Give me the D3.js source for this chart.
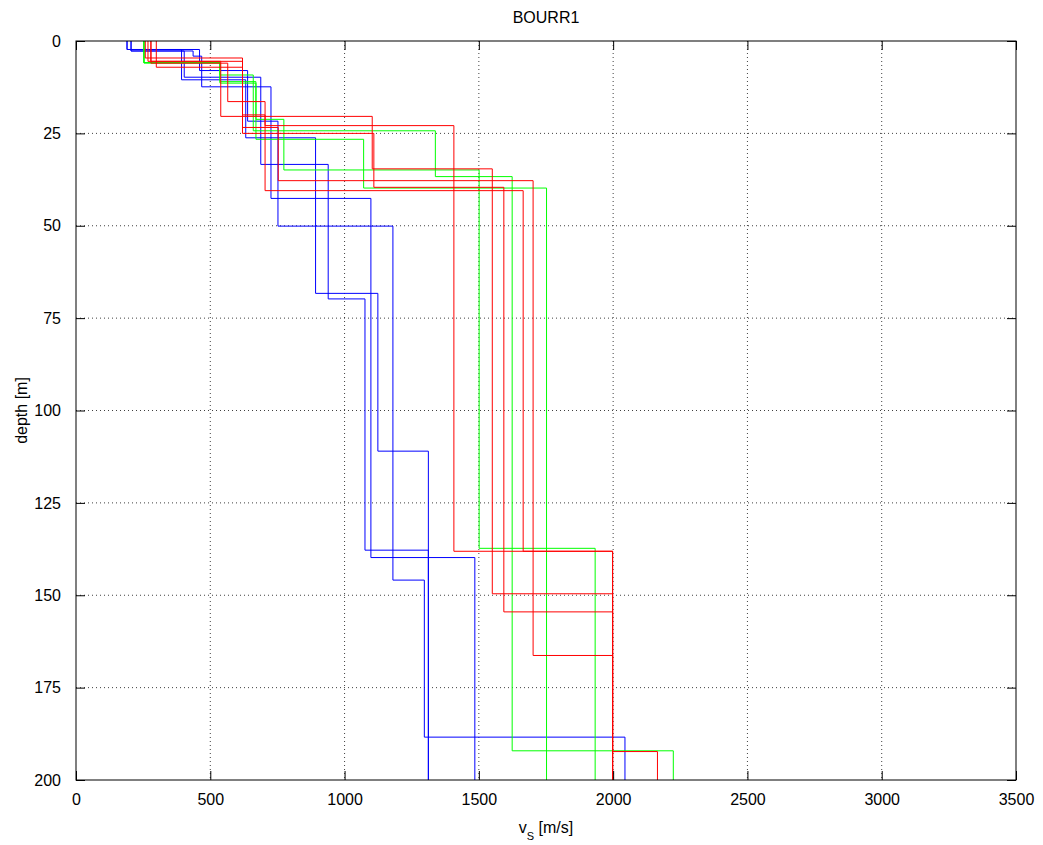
<!DOCTYPE html>
<html>
<head>
<meta charset="utf-8">
<script src="https://cdn.jsdelivr.net/npm/d3@7"></script>
<style>
  body { margin: 0; background: #fff; }
  text { font-family: "Liberation Sans", Arial, sans-serif; }
</style>
</head>
<body>
<div id="chart"></div>
<script>
// tick values
const xTicks = [0, 500, 1000, 1500, 2000, 2500, 3000, 3500]
const yTicks = [0, 25, 50, 75, 100, 125, 150, 175, 200]

// velocity models: layer velocities (m/s) and layer bottom depths (m), last layer is half-space
const blue1Vs = [190, 393, 632, 892, 1124, 1312]
const blue1Bottom = [2.3, 10.5, 26.2, 68.3, 111]
const blue2Vs = [205, 403, 688, 939, 1076, 1312]
const blue2Bottom = [2.7, 9.8, 33.4, 69.8, 137.8]
const blue3Vs = [205, 436, 468, 726, 1098, 1485]
const blue3Bottom = [2.7, 4.1, 12.4, 42.6, 139.8]
const blue4Vs = [190, 460, 639, 752, 1180, 1297, 2044]
const blue4Bottom = [2.3, 8, 21.7, 50.1, 145.9, 188.4]

const red1Vs = [258, 620, 704, 1407, 1998]
const red1Bottom = [4.6, 20, 22.9, 138.1]
const red2Vs = [279, 539, 1103, 1550, 1998]
const red2Bottom = [5.5, 20.4, 34.6, 149.6]
const red3Vs = [268, 620, 1109, 1593, 1998]
const red3Bottom = [5.5, 25.0, 39.6, 154.5]
const red4Vs = [279, 565, 704, 1665, 1998]
const red4Bottom = [6.0, 16.4, 40.5, 138.1]
const red5Vs = [299, 620, 753, 1702, 1998, 2165]
const red5Bottom = [7.1, 23.4, 37.8, 166.3, 192.3]

const green1Vs = [253, 536, 670, 774, 1501, 1933]
const green1Bottom = [5.9, 11.4, 21.2, 34.9, 137.3]
const green2Vs = [253, 536, 660, 1338, 1624, 2224]
const green2Bottom = [5.9, 9.2, 24.3, 36.7, 192.1]
const green3Vs = [253, 536, 670, 1071, 1752]
const green3Bottom = [5.9, 11.0, 26.6, 39.8]

const maxDepth = 200

// dimensions
const w = 1043
const h = 845
const pleft = 76
const pright = 1016
const ptop = 41
const pbtm = 780

const svg = d3.select('#chart')
    .append('svg')
    .attr('width', w)
    .attr('height', h)

const xScale = d3.scaleLinear().domain([0, 3500]).range([pleft, pright])
const yScale = d3.scaleLinear().domain([0, maxDepth]).range([ptop, pbtm])

// grid
svg.append('g')
    .selectAll('line')
    .data(xTicks.slice(1, -1))
    .enter()
    .append('line')
    .attr('x1', d => xScale(d)).attr('x2', d => xScale(d))
    .attr('y1', ptop).attr('y2', pbtm)
    .attr('stroke', '#000')
    .attr('stroke-opacity', 0.75)
    .attr('stroke-dasharray', '1,3')

svg.append('g')
    .selectAll('line')
    .data(yTicks.slice(1, -1))
    .enter()
    .append('line')
    .attr('y1', d => yScale(d)).attr('y2', d => yScale(d))
    .attr('x1', pleft).attr('x2', pright)
    .attr('stroke', '#000')
    .attr('stroke-opacity', 0.75)
    .attr('stroke-dasharray', '1,3')

// build step profile points
const stepPoints = (vs, btm) => {
    const pts = []
    let d0 = 0
    vs.forEach((v, i) => {
        const d1 = i < btm.length ? btm[i] : maxDepth
        pts.push([v, d0], [v, d1])
        d0 = d1
    })
    return pts
}

const models = [
    [blue1Vs, blue1Bottom, '#0000ff'],
    [blue2Vs, blue2Bottom, '#0000ff'],
    [blue3Vs, blue3Bottom, '#0000ff'],
    [blue4Vs, blue4Bottom, '#0000ff'],
    [green1Vs, green1Bottom, '#00ff00'],
    [green2Vs, green2Bottom, '#00ff00'],
    [green3Vs, green3Bottom, '#00ff00'],
    [red1Vs, red1Bottom, '#ff0000'],
    [red2Vs, red2Bottom, '#ff0000'],
    [red3Vs, red3Bottom, '#ff0000'],
    [red4Vs, red4Bottom, '#ff0000'],
    [red5Vs, red5Bottom, '#ff0000']
]

const line = d3.line()
    .x(p => xScale(p[0]))
    .y(p => yScale(p[1]))

svg.append('g')
    .selectAll('path')
    .data(models)
    .enter()
    .append('path')
    .attr('d', m => line(stepPoints(m[0], m[1])))
    .attr('fill', 'none')
    .attr('stroke', m => m[2])
    .attr('stroke-width', 1)

// axes (ticks inside, MATLAB style)
const tickLen = 9
const fmt = d3.format('d')
const xAxisB = d3.axisBottom(xScale).tickValues(xTicks).tickFormat(fmt).tickSizeInner(-tickLen).tickSizeOuter(0).tickPadding(14)
const xAxisT = d3.axisTop(xScale).tickValues(xTicks).tickSizeInner(-tickLen).tickSizeOuter(0).tickFormat('')
const yAxisL = d3.axisLeft(yScale).tickValues(yTicks).tickFormat(fmt).tickSizeInner(-tickLen).tickSizeOuter(0).tickPadding(15)
const yAxisR = d3.axisRight(yScale).tickValues(yTicks).tickSizeInner(-tickLen).tickSizeOuter(0).tickFormat('')

const styleAxis = g => {
    g.select('.domain').remove()
    g.selectAll('line').attr('stroke', '#000')
    g.selectAll('text')
        .attr('fill', '#000')
        .style('font-size', '16px')
        .style('font-family', '"Liberation Sans", Arial, sans-serif')
}

svg.append('g').attr('transform', `translate(0,${pbtm})`).call(xAxisB).call(styleAxis)
svg.append('g').attr('transform', `translate(0,${ptop})`).call(xAxisT).call(styleAxis)
svg.append('g').attr('transform', `translate(${pleft},0)`).call(yAxisL).call(styleAxis)
svg.append('g').attr('transform', `translate(${pright},0)`).call(yAxisR).call(styleAxis)

// box
svg.append('rect')
    .attr('x', pleft).attr('y', ptop)
    .attr('width', pright - pleft).attr('height', pbtm - ptop)
    .attr('fill', 'none')
    .attr('stroke', '#000')
    .attr('stroke-width', 1)

// title
svg.append('text')
    .attr('x', (pleft + pright) / 2)
    .attr('y', 23)
    .attr('text-anchor', 'middle')
    .style('font-size', '16px')
    .text('BOURR1')

// x label with subscript
const xl = svg.append('text')
    .attr('x', (pleft + pright) / 2)
    .attr('y', 833)
    .attr('text-anchor', 'middle')
    .style('font-size', '16px')
xl.append('tspan').text('v')
xl.append('tspan').attr('dy', 7).style('font-size', '11px').text('S')
xl.append('tspan').attr('dy', -7).text(' [m/s]')

// y label
svg.append('text')
    .attr('transform', `translate(27,${(ptop + pbtm) / 2}) rotate(-90)`)
    .attr('text-anchor', 'middle')
    .style('font-size', '16px')
    .text('depth [m]')
</script>
</body>
</html>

- - -

» **Brief**
Without including any picture, repeat the data exactly.

» **Complete output**
Give me the D3.js source for this chart.
<!DOCTYPE html>
<html>
<head>
<meta charset="utf-8">
<script src="https://cdn.jsdelivr.net/npm/d3@7"></script>
<style>
  body { margin: 0; background: #fff; }
  text { font-family: "Liberation Sans", Arial, sans-serif; }
</style>
</head>
<body>
<div id="chart"></div>
<script>
// tick values
const xTicks = [0, 500, 1000, 1500, 2000, 2500, 3000, 3500]
const yTicks = [0, 25, 50, 75, 100, 125, 150, 175, 200]

// velocity models: layer velocities (m/s) and layer bottom depths (m), last layer is half-space
const blue1Vs = [190, 393, 632, 892, 1124, 1312]
const blue1Bottom = [2.3, 10.5, 26.2, 68.3, 111]
const blue2Vs = [205, 403, 688, 939, 1076, 1312]
const blue2Bottom = [2.7, 9.8, 33.4, 69.8, 137.8]
const blue3Vs = [205, 436, 468, 726, 1098, 1485]
const blue3Bottom = [2.7, 4.1, 12.4, 42.6, 139.8]
const blue4Vs = [190, 460, 639, 752, 1180, 1297, 2044]
const blue4Bottom = [2.3, 8, 21.7, 50.1, 145.9, 188.4]

const red1Vs = [258, 620, 704, 1407, 1998]
const red1Bottom = [4.6, 20, 22.9, 138.1]
const red2Vs = [279, 539, 1103, 1550, 1998]
const red2Bottom = [5.5, 20.4, 34.6, 149.6]
const red3Vs = [268, 620, 1109, 1593, 1998]
const red3Bottom = [5.5, 25.0, 39.6, 154.5]
const red4Vs = [279, 565, 704, 1665, 1998]
const red4Bottom = [6.0, 16.4, 40.5, 138.1]
const red5Vs = [299, 620, 753, 1702, 1998, 2165]
const red5Bottom = [7.1, 23.4, 37.8, 166.3, 192.3]

const green1Vs = [253, 536, 670, 774, 1501, 1933]
const green1Bottom = [5.9, 11.4, 21.2, 34.9, 137.3]
const green2Vs = [253, 536, 660, 1338, 1624, 2224]
const green2Bottom = [5.9, 9.2, 24.3, 36.7, 192.1]
const green3Vs = [253, 536, 670, 1071, 1752]
const green3Bottom = [5.9, 11.0, 26.6, 39.8]

const maxDepth = 200

// dimensions
const w = 1043
const h = 845
const pleft = 76
const pright = 1016
const ptop = 41
const pbtm = 780

const svg = d3.select('#chart')
    .append('svg')
    .attr('width', w)
    .attr('height', h)

const xScale = d3.scaleLinear().domain([0, 3500]).range([pleft, pright])
const yScale = d3.scaleLinear().domain([0, maxDepth]).range([ptop, pbtm])

// grid
svg.append('g')
    .selectAll('line')
    .data(xTicks.slice(1, -1))
    .enter()
    .append('line')
    .attr('x1', d => xScale(d)).attr('x2', d => xScale(d))
    .attr('y1', ptop).attr('y2', pbtm)
    .attr('stroke', '#000')
    .attr('stroke-opacity', 0.75)
    .attr('stroke-dasharray', '1,3')

svg.append('g')
    .selectAll('line')
    .data(yTicks.slice(1, -1))
    .enter()
    .append('line')
    .attr('y1', d => yScale(d)).attr('y2', d => yScale(d))
    .attr('x1', pleft).attr('x2', pright)
    .attr('stroke', '#000')
    .attr('stroke-opacity', 0.75)
    .attr('stroke-dasharray', '1,3')

// build step profile points
const stepPoints = (vs, btm) => {
    const pts = []
    let d0 = 0
    vs.forEach((v, i) => {
        const d1 = i < btm.length ? btm[i] : maxDepth
        pts.push([v, d0], [v, d1])
        d0 = d1
    })
    return pts
}

const models = [
    [blue1Vs, blue1Bottom, '#0000ff'],
    [blue2Vs, blue2Bottom, '#0000ff'],
    [blue3Vs, blue3Bottom, '#0000ff'],
    [blue4Vs, blue4Bottom, '#0000ff'],
    [green1Vs, green1Bottom, '#00ff00'],
    [green2Vs, green2Bottom, '#00ff00'],
    [green3Vs, green3Bottom, '#00ff00'],
    [red1Vs, red1Bottom, '#ff0000'],
    [red2Vs, red2Bottom, '#ff0000'],
    [red3Vs, red3Bottom, '#ff0000'],
    [red4Vs, red4Bottom, '#ff0000'],
    [red5Vs, red5Bottom, '#ff0000']
]

const line = d3.line()
    .x(p => xScale(p[0]))
    .y(p => yScale(p[1]))

svg.append('g')
    .selectAll('path')
    .data(models)
    .enter()
    .append('path')
    .attr('d', m => line(stepPoints(m[0], m[1])))
    .attr('fill', 'none')
    .attr('stroke', m => m[2])
    .attr('stroke-width', 1)

// axes (ticks inside, MATLAB style)
const tickLen = 9
const fmt = d3.format('d')
const xAxisB = d3.axisBottom(xScale).tickValues(xTicks).tickFormat(fmt).tickSizeInner(-tickLen).tickSizeOuter(0).tickPadding(14)
const xAxisT = d3.axisTop(xScale).tickValues(xTicks).tickSizeInner(-tickLen).tickSizeOuter(0).tickFormat('')
const yAxisL = d3.axisLeft(yScale).tickValues(yTicks).tickFormat(fmt).tickSizeInner(-tickLen).tickSizeOuter(0).tickPadding(15)
const yAxisR = d3.axisRight(yScale).tickValues(yTicks).tickSizeInner(-tickLen).tickSizeOuter(0).tickFormat('')

const styleAxis = g => {
    g.select('.domain').remove()
    g.selectAll('line').attr('stroke', '#000')
    g.selectAll('text')
        .attr('fill', '#000')
        .style('font-size', '16px')
        .style('font-family', '"Liberation Sans", Arial, sans-serif')
}

svg.append('g').attr('transform', `translate(0,${pbtm})`).call(xAxisB).call(styleAxis)
svg.append('g').attr('transform', `translate(0,${ptop})`).call(xAxisT).call(styleAxis)
svg.append('g').attr('transform', `translate(${pleft},0)`).call(yAxisL).call(styleAxis)
svg.append('g').attr('transform', `translate(${pright},0)`).call(yAxisR).call(styleAxis)

// box
svg.append('rect')
    .attr('x', pleft).attr('y', ptop)
    .attr('width', pright - pleft).attr('height', pbtm - ptop)
    .attr('fill', 'none')
    .attr('stroke', '#000')
    .attr('stroke-width', 1)

// title
svg.append('text')
    .attr('x', (pleft + pright) / 2)
    .attr('y', 23)
    .attr('text-anchor', 'middle')
    .style('font-size', '16px')
    .text('BOURR1')

// x label with subscript
const xl = svg.append('text')
    .attr('x', (pleft + pright) / 2)
    .attr('y', 833)
    .attr('text-anchor', 'middle')
    .style('font-size', '16px')
xl.append('tspan').text('v')
xl.append('tspan').attr('dy', 7).style('font-size', '11px').text('S')
xl.append('tspan').attr('dy', -7).text(' [m/s]')

// y label
svg.append('text')
    .attr('transform', `translate(27,${(ptop + pbtm) / 2}) rotate(-90)`)
    .attr('text-anchor', 'middle')
    .style('font-size', '16px')
    .text('depth [m]')
</script>
</body>
</html>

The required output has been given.